## What you need to do
Retype the run of lines that opens with the line containing "Recreate this image" and closes with the line containing "const yTitle = 'Durchschnittsalter in Jahren'", exactly and inclusively, but skip the pictures.

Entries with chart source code
———
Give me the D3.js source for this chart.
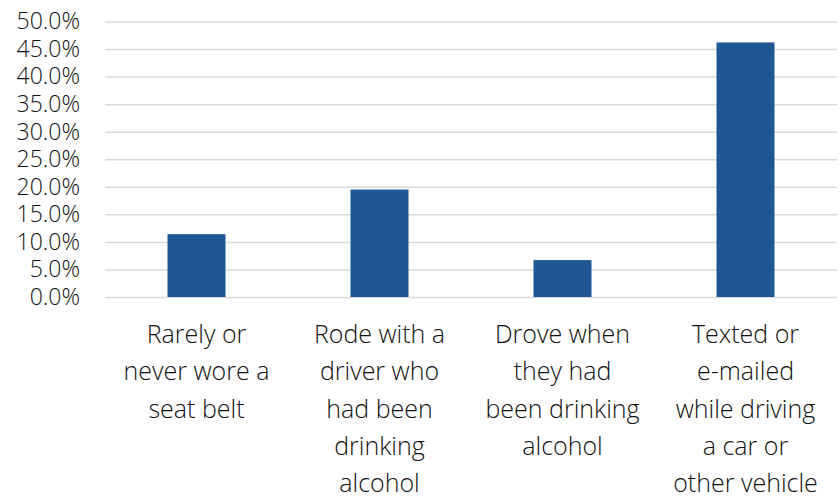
<!DOCTYPE html>
<html>
<head>
<meta charset="utf-8">
<script src="https://cdn.jsdelivr.net/npm/d3@7"></script>
<style>
  html, body { margin: 0; padding: 0; background: #fff; }
  svg { display: block; }
  text { fill: #111; font-family: "Open Sans", Lato, sans-serif; }
</style>
</head>
<body>
<svg id="chart" width="840" height="501"></svg>
<script>
// Risky behaviours — share of respondents
const categories = [
  "Rarely or never wore a seat belt",
  "Rode with a driver who had been drinking alcohol",
  "Drove when they had been drinking alcohol",
  "Texted or e-mailed while driving a car or other vehicle"
];
const categoryLines = [
  ["Rarely or", "never wore a", "seat belt"],
  ["Rode with a", "driver who", "had been", "drinking", "alcohol"],
  ["Drove when", "they had", "been drinking", "alcohol"],
  ["Texted or", "e-mailed", "while driving", "a car or", "other vehicle"]
];
const values = [11.4, 19.5, 6.7, 46.2];
const yTicks = [0, 5, 10, 15, 20, 25, 30, 35, 40, 45, 50];

const svg = d3.select("#chart");
const plot = { left: 105, right: 837, top: 21.5, bottom: 297 };

const x = d3.scaleBand()
  .domain(categories)
  .range([plot.left, plot.right])
  .paddingInner(0.683)
  .paddingOuter(0.3415);

const y = d3.scaleLinear()
  .domain([0, 50])
  .range([plot.bottom, plot.top]);

// gridlines + tick labels
const yAxis = d3.axisLeft(y)
  .tickValues(yTicks)
  .tickSize(-(plot.right - plot.left))
  .tickPadding(25)
  .tickFormat(d => d.toFixed(1) + "%");

const gy = svg.append("g")
  .attr("transform", `translate(${plot.left},0)`)
  .call(yAxis);
gy.select(".domain").remove();
gy.selectAll(".tick line").attr("stroke", "#d9d9d9").attr("stroke-width", 1.5);
gy.selectAll(".tick text")
  .attr("font-size", 23)
  .attr("font-weight", 300)
  .attr("fill", "#111")
  .attr("font-family", "'Open Sans', Lato, sans-serif");

// bars
svg.append("g")
  .selectAll("rect")
  .data(values)
  .join("rect")
  .attr("x", (d, i) => x(categories[i]))
  .attr("y", d => y(d))
  .attr("width", x.bandwidth())
  .attr("height", d => y(0) - y(d))
  .attr("fill", "#1f5795");

// category labels, wrapped
const lab = svg.append("g")
  .selectAll("text")
  .data(categories)
  .join("text")
  .attr("text-anchor", "middle")
  .attr("font-size", 25)
  .attr("font-weight", 300)
  .attr("x", d => x(d) + x.bandwidth() / 2)
  .attr("y", 343);
lab.each(function(d, i) {
  d3.select(this).selectAll("tspan")
    .data(categoryLines[i])
    .join("tspan")
    .attr("x", x(d) + x.bandwidth() / 2)
    .attr("dy", (t, j) => j === 0 ? 0 : 37.3)
    .text(t => t);
});
</script>
</body>
</html>
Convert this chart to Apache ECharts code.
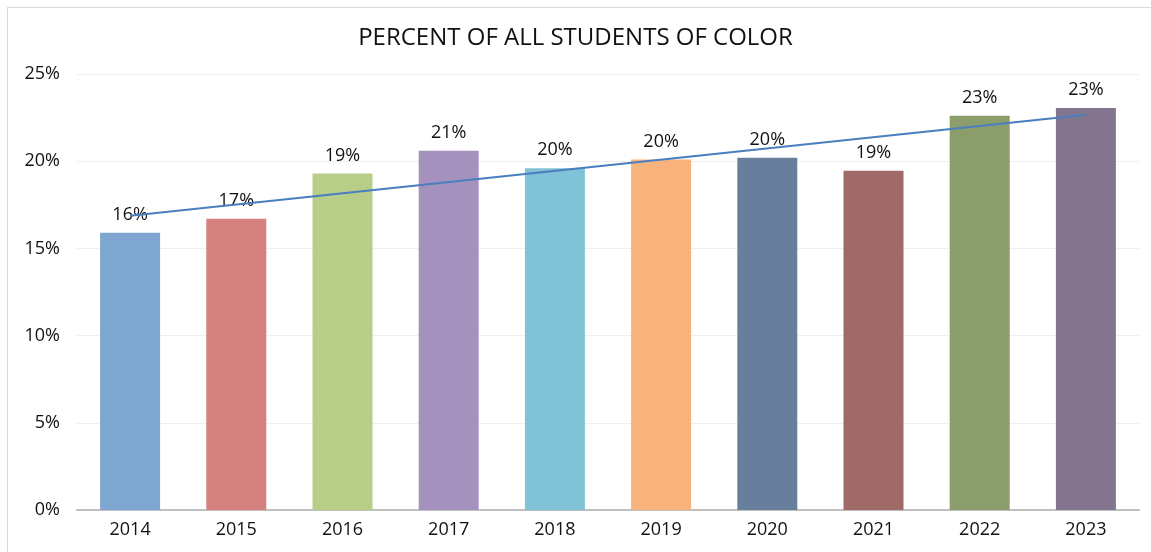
<!DOCTYPE html>
<html>
<head>
<meta charset="utf-8">
<script src="https://cdn.jsdelivr.net/npm/echarts@6/dist/echarts.min.js"></script>
<style>
	html, body { margin: 0; padding: 0; background: #fff; }
	#frame { position: absolute; left: 7px; top: 7px; width: 1160px; height: 560px; border: 1px solid #d9d9d9; box-sizing: border-box; }
	#mainChart { position: absolute; left: 0; top: 0; width: 1151px; height: 552px; }
</style>
</head>
<body>
<div id="frame"></div>
<div id="mainChart"></div>
<script>
	var years = ['2014', '2015', '2016', '2017', '2018', '2019', '2020', '2021', '2022', '2023'];
	var percents = [15.9, 16.7, 19.3, 20.6, 19.6, 20.1, 20.2, 19.45, 22.6, 23.05];
	var barColors = ['#7fa6d1', '#d4817f', '#b8ce88', '#a591bd', '#80c3d6', '#f8b37d', '#677f9c', '#a06a69', '#8b9d6b', '#83758e'];
	// linear trendline end points as shown on the chart
	var trendEnds = [16.87, 22.66];
	var yTicks = [0, 5, 10, 15, 20, 25];

	var font = '"Open Sans", "Noto Sans", sans-serif';

	var options = {
		animation: false,
		title: {
			text: 'PERCENT OF ALL STUDENTS OF COLOR',
			left: 'center',
			top: 21,
			textStyle: { fontFamily: font, fontSize: 24, fontWeight: 'normal', color: '#111' }
		},
		grid: { left: 77, right: 12, top: 74, bottom: 42 },
		xAxis: {
			type: 'category',
			data: years,
			axisTick: { show: false },
			axisLine: { lineStyle: { color: '#bfbfbf', width: 2 } },
			axisLabel: { color: '#111', fontFamily: font, fontSize: 18, margin: 11 }
		},
		yAxis: {
			type: 'value',
			min: yTicks[0],
			max: yTicks[yTicks.length - 1],
			interval: 5,
			axisLine: { show: false },
			axisTick: { show: false },
			splitLine: { lineStyle: { color: '#efefef', width: 1 } },
			axisLabel: {
				color: '#111', fontFamily: font, fontSize: 18, margin: 17,
				formatter: function (v) { return v + '%'; }
			}
		},
		series: [{
			type: 'bar',
			barWidth: 60,
			data: percents.map(function (v, i) {
				return { value: v, itemStyle: { color: barColors[i] } };
			}),
			label: {
				show: true,
				position: 'top',
				distance: 9,
				color: '#111',
				fontFamily: font,
				fontSize: 18,
				formatter: function (p) { return Math.round(p.value) + '%'; }
			},
			markLine: {
				silent: true,
				symbol: ['none', 'none'],
				label: { show: false },
				lineStyle: { color: '#4a7ebf', width: 2, type: 'solid' },
				data: [[
					{ coord: [years[0], trendEnds[0]] },
					{ coord: [years[years.length - 1], trendEnds[1]] }
				]]
			}
		}]
	};

	var chart = echarts.init(document.getElementById('mainChart'));
	chart.setOption(options);
</script>
</body>
</html>
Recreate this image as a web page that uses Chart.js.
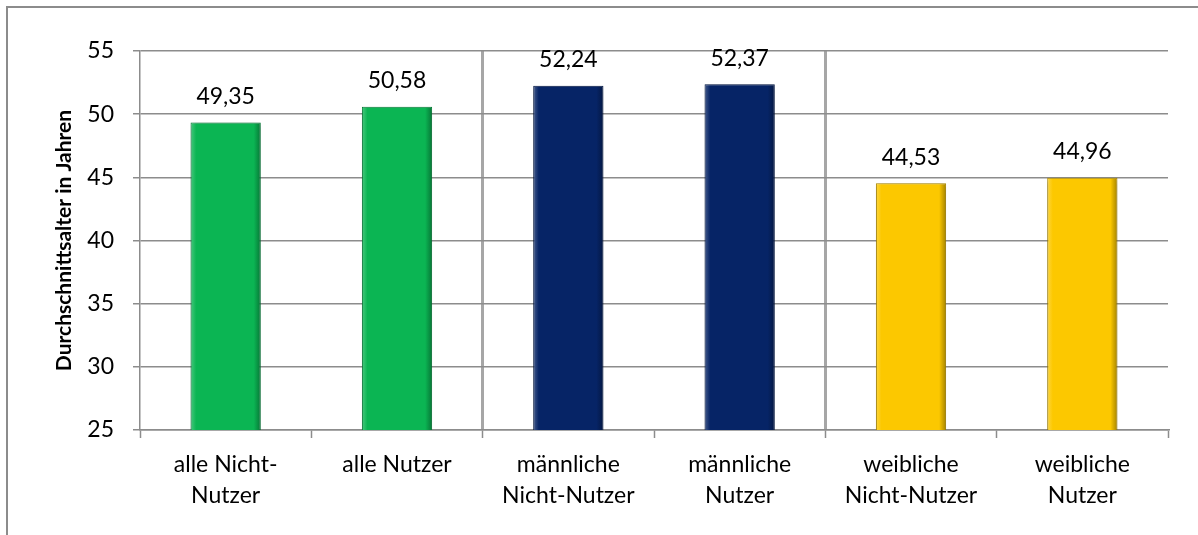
<!DOCTYPE html>
<html>
<head>
<meta charset="utf-8">
<script src="https://cdn.jsdelivr.net/npm/chart.js@4"></script>
<style>
  html, body { margin: 0; padding: 0; overflow: hidden; background: #fff; }
  #frame { position: absolute; left: 6px; top: 6px; width: 1400px; height: 800px;
           border-left: 2px solid #8c8c8c; border-top: 2px solid #8c8c8c; }
  #wrap { position: absolute; left: 0; top: 0; width: 1198px; height: 535px; }
</style>
</head>
<body>
<div id="frame"></div>
<div id="wrap"><canvas id="chart" width="1198" height="535"></canvas></div>
<script>
const categories = [
    ['alle Nicht-', 'Nutzer'],
    ['alle Nutzer'],
    ['männliche', 'Nicht-Nutzer'],
    ['männliche', 'Nutzer'],
    ['weibliche', 'Nicht-Nutzer'],
    ['weibliche', 'Nutzer']
]
const values = [49.35, 50.58, 52.24, 52.37, 44.53, 44.96]
const barColors = ['#0bb553', '#0bb553', '#062466', '#062466', '#fcc800', '#fcc800']
const yTitle = 'Durchschnittsalter in Jahren'

const FONT = 'Lato'
const numberFormat = Intl.NumberFormat('de-DE', { minimumFractionDigits: 2, maximumFractionDigits: 2 })

function shade(hex, amt) {
    const n = parseInt(hex.slice(1), 16)
    let r = (n >> 16) & 255, g = (n >> 8) & 255, b = n & 255
    const f = c => Math.max(0, Math.min(255, Math.round(amt < 0 ? c * (1 + amt) : c + (255 - c) * amt)))
    return `rgb(${f(r)},${f(g)},${f(b)})`
}

// bevelled fill, built from the x scale once layout is known
function barFill(ctx) {
    const chart = ctx.chart
    const base = barColors[ctx.dataIndex]
    const xs = chart.scales.x
    if (!xs || !chart.chartArea) return base
    const cx = xs.getPixelForValue(ctx.dataIndex)
    const half = xs.width / categories.length * 0.41 / 2
    const g = chart.ctx.createLinearGradient(cx - half, 0, cx + half, 0)
    g.addColorStop(0, shade(base, 0.25))
    g.addColorStop(0.08, base)
    g.addColorStop(0.9, base)
    g.addColorStop(1, shade(base, -0.35))
    return g
}

const valueLabels = {
    id: 'valueLabels',
    beforeDatasetsDraw(chart) {
        const c = chart.ctx
        c.save()
        c.shadowColor = 'rgba(0,0,0,0.35)'
        c.shadowBlur = 5
        c.shadowOffsetY = 2
    },
    afterDatasetsDraw(chart) {
        const c = chart.ctx
        c.restore()
        c.save()
        c.font = `23px ${FONT}`
        c.fillStyle = '#000'
        c.textAlign = 'center'
        c.textBaseline = 'middle'
        chart.getDatasetMeta(0).data.forEach((bar, i) => {
            c.fillText(numberFormat.format(values[i]), bar.x, bar.y - 26)
        })
        c.restore()
    }
}

new Chart(document.getElementById('chart'), {
    type: 'bar',
    data: {
        labels: categories,
        datasets: [{
            data: values,
            backgroundColor: barFill,
            borderColor: barColors.map(c => shade(c, -0.3)),
            borderWidth: 1,
            categoryPercentage: 1,
            barPercentage: 0.41
        }]
    },
    options: {
        responsive: false,
        animation: false,
        layout: { padding: { left: 54, top: 51, right: 30, bottom: 0 } },
        plugins: {
            legend: { display: false },
            tooltip: { enabled: false }
        },
        scales: {
            x: {
                offset: true,
                grid: {
                    offset: true,
                    color: ctx => (ctx.index === 2 || ctx.index === 4) ? '#a6a6a6' : 'rgba(0,0,0,0)',
                    lineWidth: 3,
                    tickColor: '#8c8c8c',
                    tickWidth: 1.5,
                    tickLength: 8,
                    drawTicks: true
                },
                border: { display: true, color: '#8c8c8c', width: 1.5 },
                ticks: {
                    color: '#000',
                    padding: 11,
                    maxRotation: 0,
                    font: { family: FONT, size: 23, lineHeight: 1.35 }
                },
                afterFit: s => { s.height = 105 }
            },
            y: {
                min: 25,
                max: 55,
                ticks: {
                    stepSize: 5,
                    color: '#000',
                    padding: 19,
                    font: { family: FONT, size: 23 }
                },
                grid: {
                    color: '#8c8c8c',
                    lineWidth: 1.5,
                    tickLength: 7,
                    drawTicks: true
                },
                border: { display: true, color: '#8c8c8c', width: 1.5 },
                title: {
                    display: true,
                    text: yTitle,
                    color: '#000',
                    padding: 0,
                    font: { family: FONT, size: 21, weight: 'bold', lineHeight: 1 }
                },
                afterFit: s => { s.width = 86 }
            }
        }
    },
    plugins: [valueLabels]
})
</script>
</body>
</html>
———
## Answer for this exercise
Recreate this image as a web page that uses Chart.js.
<!DOCTYPE html>
<html>
<head>
<meta charset="utf-8">
<script src="https://cdn.jsdelivr.net/npm/chart.js@4"></script>
<style>
  html, body { margin: 0; padding: 0; overflow: hidden; background: #fff; }
  #frame { position: absolute; left: 6px; top: 6px; width: 1400px; height: 800px;
           border-left: 2px solid #8c8c8c; border-top: 2px solid #8c8c8c; }
  #wrap { position: absolute; left: 0; top: 0; width: 1198px; height: 535px; }
</style>
</head>
<body>
<div id="frame"></div>
<div id="wrap"><canvas id="chart" width="1198" height="535"></canvas></div>
<script>
const categories = [
    ['alle Nicht-', 'Nutzer'],
    ['alle Nutzer'],
    ['männliche', 'Nicht-Nutzer'],
    ['männliche', 'Nutzer'],
    ['weibliche', 'Nicht-Nutzer'],
    ['weibliche', 'Nutzer']
]
const values = [49.35, 50.58, 52.24, 52.37, 44.53, 44.96]
const barColors = ['#0bb553', '#0bb553', '#062466', '#062466', '#fcc800', '#fcc800']
const yTitle = 'Durchschnittsalter in Jahren'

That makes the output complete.